*Your goal:* Extract only the lines from the start of the entries below to the line with "plt.rcParams['mathtext.default'] = 'regular'", inclusive; omit every picture.

::::

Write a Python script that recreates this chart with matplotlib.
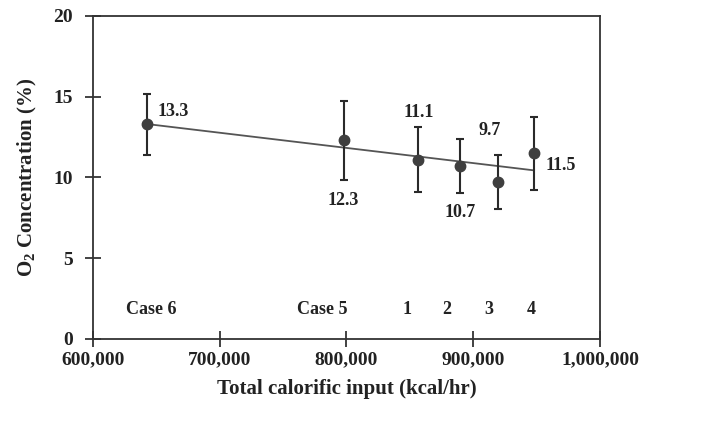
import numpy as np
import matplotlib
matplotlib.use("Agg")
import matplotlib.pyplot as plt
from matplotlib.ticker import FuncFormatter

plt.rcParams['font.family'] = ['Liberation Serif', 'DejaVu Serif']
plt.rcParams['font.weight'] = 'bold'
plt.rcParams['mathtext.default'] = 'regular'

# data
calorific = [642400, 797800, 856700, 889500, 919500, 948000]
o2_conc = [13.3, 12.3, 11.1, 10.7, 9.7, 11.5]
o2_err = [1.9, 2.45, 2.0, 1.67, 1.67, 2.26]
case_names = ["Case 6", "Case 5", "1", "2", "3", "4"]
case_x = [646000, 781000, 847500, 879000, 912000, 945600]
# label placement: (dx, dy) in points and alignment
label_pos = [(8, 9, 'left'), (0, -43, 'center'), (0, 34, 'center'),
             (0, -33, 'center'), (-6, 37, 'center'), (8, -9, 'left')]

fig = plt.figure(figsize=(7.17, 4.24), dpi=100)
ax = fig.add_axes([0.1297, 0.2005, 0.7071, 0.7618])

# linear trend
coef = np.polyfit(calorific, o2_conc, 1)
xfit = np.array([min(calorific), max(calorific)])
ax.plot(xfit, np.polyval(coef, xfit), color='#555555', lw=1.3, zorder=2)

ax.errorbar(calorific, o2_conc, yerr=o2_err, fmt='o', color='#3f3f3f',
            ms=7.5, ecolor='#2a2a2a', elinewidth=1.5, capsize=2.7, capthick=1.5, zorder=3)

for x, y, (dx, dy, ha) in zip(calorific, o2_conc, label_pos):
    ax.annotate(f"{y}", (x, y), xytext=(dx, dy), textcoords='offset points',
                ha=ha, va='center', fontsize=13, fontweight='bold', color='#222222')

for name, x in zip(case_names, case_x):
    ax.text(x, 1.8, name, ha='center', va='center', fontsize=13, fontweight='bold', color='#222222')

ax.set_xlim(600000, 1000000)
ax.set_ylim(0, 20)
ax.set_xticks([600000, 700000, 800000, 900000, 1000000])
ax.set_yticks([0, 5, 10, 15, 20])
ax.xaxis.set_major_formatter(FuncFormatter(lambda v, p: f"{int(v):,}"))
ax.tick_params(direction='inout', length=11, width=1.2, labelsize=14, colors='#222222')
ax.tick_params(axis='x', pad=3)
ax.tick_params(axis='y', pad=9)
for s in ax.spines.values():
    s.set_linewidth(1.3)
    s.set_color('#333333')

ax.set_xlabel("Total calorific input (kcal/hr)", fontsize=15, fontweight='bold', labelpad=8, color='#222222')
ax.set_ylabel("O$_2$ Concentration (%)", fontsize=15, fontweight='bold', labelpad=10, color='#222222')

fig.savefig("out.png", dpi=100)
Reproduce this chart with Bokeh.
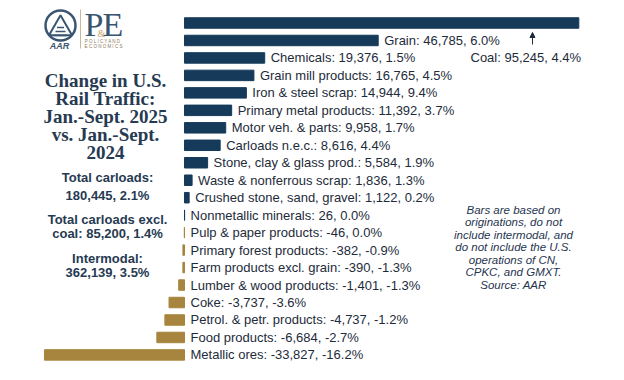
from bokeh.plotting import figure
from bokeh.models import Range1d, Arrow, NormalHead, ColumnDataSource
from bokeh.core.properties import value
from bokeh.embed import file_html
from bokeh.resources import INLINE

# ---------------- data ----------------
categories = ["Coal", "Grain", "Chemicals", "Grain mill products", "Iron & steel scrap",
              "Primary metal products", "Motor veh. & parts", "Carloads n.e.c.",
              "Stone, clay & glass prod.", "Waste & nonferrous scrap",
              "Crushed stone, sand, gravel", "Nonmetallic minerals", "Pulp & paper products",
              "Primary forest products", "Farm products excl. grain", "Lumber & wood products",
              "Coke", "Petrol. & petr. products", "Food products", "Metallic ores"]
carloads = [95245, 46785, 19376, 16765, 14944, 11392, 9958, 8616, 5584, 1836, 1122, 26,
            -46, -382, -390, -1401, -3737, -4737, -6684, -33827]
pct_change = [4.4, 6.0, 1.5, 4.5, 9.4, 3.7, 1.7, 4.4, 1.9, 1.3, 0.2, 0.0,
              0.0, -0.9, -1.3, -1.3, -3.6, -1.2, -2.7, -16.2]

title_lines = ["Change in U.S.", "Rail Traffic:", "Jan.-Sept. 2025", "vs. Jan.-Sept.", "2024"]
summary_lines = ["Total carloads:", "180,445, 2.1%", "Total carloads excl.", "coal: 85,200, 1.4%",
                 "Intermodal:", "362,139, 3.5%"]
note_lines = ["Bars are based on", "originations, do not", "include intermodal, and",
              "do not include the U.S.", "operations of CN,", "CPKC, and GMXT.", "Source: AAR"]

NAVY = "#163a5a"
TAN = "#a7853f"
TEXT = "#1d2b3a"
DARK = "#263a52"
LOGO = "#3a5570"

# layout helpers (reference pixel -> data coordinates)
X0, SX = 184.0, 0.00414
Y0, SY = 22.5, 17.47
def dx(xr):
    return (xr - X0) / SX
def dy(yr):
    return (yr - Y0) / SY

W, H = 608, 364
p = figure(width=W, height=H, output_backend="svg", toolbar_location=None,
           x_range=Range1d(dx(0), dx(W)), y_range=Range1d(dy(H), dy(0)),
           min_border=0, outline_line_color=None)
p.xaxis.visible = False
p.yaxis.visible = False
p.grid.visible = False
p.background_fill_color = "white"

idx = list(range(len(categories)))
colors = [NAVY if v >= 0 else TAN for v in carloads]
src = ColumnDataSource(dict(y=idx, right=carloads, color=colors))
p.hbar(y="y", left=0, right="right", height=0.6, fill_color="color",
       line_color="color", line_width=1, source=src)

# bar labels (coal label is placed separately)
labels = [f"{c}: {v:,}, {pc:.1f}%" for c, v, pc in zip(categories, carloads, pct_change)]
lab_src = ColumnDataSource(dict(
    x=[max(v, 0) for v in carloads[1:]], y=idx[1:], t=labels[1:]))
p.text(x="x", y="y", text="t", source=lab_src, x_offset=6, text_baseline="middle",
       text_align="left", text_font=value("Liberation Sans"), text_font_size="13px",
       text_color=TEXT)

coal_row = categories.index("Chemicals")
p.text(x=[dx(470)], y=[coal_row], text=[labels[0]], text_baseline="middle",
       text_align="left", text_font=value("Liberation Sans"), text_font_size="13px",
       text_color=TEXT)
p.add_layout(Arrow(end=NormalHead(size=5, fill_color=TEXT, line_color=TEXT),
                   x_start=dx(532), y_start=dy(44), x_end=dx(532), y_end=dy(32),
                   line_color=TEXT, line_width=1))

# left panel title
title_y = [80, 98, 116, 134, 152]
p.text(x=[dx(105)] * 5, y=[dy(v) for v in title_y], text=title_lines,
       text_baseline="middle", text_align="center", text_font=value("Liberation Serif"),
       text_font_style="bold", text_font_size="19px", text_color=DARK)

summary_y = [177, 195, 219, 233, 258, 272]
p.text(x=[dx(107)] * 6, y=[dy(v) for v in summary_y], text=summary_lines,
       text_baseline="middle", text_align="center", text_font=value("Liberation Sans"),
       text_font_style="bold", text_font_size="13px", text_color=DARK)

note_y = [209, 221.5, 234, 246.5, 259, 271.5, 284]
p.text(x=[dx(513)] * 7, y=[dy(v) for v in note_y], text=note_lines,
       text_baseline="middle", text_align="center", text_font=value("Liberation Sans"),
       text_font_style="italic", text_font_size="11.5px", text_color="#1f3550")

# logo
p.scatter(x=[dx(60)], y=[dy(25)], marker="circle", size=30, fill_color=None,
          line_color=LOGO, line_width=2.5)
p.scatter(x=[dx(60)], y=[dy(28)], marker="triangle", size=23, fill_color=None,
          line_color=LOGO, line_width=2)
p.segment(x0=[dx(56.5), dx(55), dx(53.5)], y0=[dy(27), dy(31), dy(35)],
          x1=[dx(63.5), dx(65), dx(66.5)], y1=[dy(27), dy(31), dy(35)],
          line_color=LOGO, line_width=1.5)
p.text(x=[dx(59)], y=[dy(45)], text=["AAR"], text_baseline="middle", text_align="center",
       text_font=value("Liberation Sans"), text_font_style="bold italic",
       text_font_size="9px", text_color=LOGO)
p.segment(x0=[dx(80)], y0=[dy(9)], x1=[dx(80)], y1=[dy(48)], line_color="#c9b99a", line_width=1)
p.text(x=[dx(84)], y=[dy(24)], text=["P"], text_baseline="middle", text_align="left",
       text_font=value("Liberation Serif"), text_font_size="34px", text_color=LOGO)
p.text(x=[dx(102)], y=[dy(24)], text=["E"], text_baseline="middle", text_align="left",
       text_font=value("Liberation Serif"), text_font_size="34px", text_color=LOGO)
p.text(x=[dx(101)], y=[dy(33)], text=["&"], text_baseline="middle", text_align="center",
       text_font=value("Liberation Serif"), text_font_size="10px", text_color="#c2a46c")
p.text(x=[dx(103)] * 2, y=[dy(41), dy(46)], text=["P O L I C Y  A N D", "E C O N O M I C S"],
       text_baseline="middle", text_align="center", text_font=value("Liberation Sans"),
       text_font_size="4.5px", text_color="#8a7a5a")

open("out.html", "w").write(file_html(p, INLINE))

::::

*Response to this task:*
Write a Python script that recreates this chart with matplotlib.
import numpy as np
import matplotlib
matplotlib.use("Agg")
import matplotlib.pyplot as plt
from matplotlib.ticker import FuncFormatter

plt.rcParams['font.family'] = ['Liberation Serif', 'DejaVu Serif']
plt.rcParams['font.weight'] = 'bold'
plt.rcParams['mathtext.default'] = 'regular'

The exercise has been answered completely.